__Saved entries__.

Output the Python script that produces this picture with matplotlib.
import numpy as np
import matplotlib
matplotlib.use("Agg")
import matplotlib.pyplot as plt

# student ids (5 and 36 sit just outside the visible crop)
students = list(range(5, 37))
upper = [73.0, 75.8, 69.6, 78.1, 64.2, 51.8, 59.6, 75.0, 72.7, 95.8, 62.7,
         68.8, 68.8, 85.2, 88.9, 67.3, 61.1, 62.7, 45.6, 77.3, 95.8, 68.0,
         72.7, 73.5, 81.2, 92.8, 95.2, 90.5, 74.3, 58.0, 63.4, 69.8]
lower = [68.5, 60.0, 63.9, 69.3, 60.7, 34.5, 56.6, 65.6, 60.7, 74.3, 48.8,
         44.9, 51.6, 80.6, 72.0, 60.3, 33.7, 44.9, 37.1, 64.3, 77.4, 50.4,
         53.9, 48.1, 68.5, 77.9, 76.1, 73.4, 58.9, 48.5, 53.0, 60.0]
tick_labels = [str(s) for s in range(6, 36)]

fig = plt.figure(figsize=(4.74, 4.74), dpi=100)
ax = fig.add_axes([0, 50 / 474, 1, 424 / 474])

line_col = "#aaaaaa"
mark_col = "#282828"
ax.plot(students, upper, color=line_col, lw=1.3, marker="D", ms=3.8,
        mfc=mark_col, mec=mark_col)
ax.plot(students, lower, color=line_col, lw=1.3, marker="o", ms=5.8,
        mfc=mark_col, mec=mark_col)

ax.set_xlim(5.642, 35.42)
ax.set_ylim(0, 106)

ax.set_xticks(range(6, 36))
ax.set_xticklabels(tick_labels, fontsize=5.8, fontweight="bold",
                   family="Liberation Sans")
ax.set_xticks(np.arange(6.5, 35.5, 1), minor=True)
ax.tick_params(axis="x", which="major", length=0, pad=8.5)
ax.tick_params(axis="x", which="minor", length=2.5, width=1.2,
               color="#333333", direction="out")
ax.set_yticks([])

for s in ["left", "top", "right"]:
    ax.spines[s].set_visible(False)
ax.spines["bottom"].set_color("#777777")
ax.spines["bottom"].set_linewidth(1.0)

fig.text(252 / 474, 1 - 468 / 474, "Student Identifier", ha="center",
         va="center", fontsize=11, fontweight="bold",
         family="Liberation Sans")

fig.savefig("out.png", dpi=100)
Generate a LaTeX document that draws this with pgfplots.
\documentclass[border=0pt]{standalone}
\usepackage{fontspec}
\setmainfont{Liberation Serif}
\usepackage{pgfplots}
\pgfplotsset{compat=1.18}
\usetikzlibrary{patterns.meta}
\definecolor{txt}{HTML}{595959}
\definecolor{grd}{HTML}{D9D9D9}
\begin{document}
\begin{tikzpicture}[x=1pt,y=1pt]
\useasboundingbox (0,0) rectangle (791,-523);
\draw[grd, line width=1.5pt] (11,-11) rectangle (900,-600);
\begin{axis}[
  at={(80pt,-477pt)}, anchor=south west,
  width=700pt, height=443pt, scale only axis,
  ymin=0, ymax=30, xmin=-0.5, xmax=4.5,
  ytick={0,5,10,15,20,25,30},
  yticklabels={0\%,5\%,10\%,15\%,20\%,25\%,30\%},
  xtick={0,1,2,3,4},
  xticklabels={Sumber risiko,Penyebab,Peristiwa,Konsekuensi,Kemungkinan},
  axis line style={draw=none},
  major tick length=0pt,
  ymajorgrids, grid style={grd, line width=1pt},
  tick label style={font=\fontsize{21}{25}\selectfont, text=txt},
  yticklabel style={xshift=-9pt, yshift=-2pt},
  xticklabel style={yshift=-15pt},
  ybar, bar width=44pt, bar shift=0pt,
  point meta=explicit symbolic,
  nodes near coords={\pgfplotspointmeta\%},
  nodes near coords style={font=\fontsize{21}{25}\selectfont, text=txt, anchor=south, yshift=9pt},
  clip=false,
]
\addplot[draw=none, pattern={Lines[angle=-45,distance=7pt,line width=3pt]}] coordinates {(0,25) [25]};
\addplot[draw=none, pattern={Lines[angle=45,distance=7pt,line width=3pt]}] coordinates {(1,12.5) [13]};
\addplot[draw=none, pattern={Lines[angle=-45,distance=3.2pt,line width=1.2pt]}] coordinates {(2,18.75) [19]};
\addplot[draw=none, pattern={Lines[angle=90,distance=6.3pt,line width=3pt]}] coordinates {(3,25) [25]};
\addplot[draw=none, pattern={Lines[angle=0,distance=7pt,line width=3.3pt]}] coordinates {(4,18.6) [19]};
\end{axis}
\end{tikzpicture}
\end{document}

__STATED TASK__.
Reprint the data above from the opening line to the line holding "ax.set_yticks([])", inclusive, and nothing else.

__SOLUTION__.
Output the Python script that produces this picture with matplotlib.
import numpy as np
import matplotlib
matplotlib.use("Agg")
import matplotlib.pyplot as plt

# student ids (5 and 36 sit just outside the visible crop)
students = list(range(5, 37))
upper = [73.0, 75.8, 69.6, 78.1, 64.2, 51.8, 59.6, 75.0, 72.7, 95.8, 62.7,
         68.8, 68.8, 85.2, 88.9, 67.3, 61.1, 62.7, 45.6, 77.3, 95.8, 68.0,
         72.7, 73.5, 81.2, 92.8, 95.2, 90.5, 74.3, 58.0, 63.4, 69.8]
lower = [68.5, 60.0, 63.9, 69.3, 60.7, 34.5, 56.6, 65.6, 60.7, 74.3, 48.8,
         44.9, 51.6, 80.6, 72.0, 60.3, 33.7, 44.9, 37.1, 64.3, 77.4, 50.4,
         53.9, 48.1, 68.5, 77.9, 76.1, 73.4, 58.9, 48.5, 53.0, 60.0]
tick_labels = [str(s) for s in range(6, 36)]

fig = plt.figure(figsize=(4.74, 4.74), dpi=100)
ax = fig.add_axes([0, 50 / 474, 1, 424 / 474])

line_col = "#aaaaaa"
mark_col = "#282828"
ax.plot(students, upper, color=line_col, lw=1.3, marker="D", ms=3.8,
        mfc=mark_col, mec=mark_col)
ax.plot(students, lower, color=line_col, lw=1.3, marker="o", ms=5.8,
        mfc=mark_col, mec=mark_col)

ax.set_xlim(5.642, 35.42)
ax.set_ylim(0, 106)

ax.set_xticks(range(6, 36))
ax.set_xticklabels(tick_labels, fontsize=5.8, fontweight="bold",
                   family="Liberation Sans")
ax.set_xticks(np.arange(6.5, 35.5, 1), minor=True)
ax.tick_params(axis="x", which="major", length=0, pad=8.5)
ax.tick_params(axis="x", which="minor", length=2.5, width=1.2,
               color="#333333", direction="out")
ax.set_yticks([])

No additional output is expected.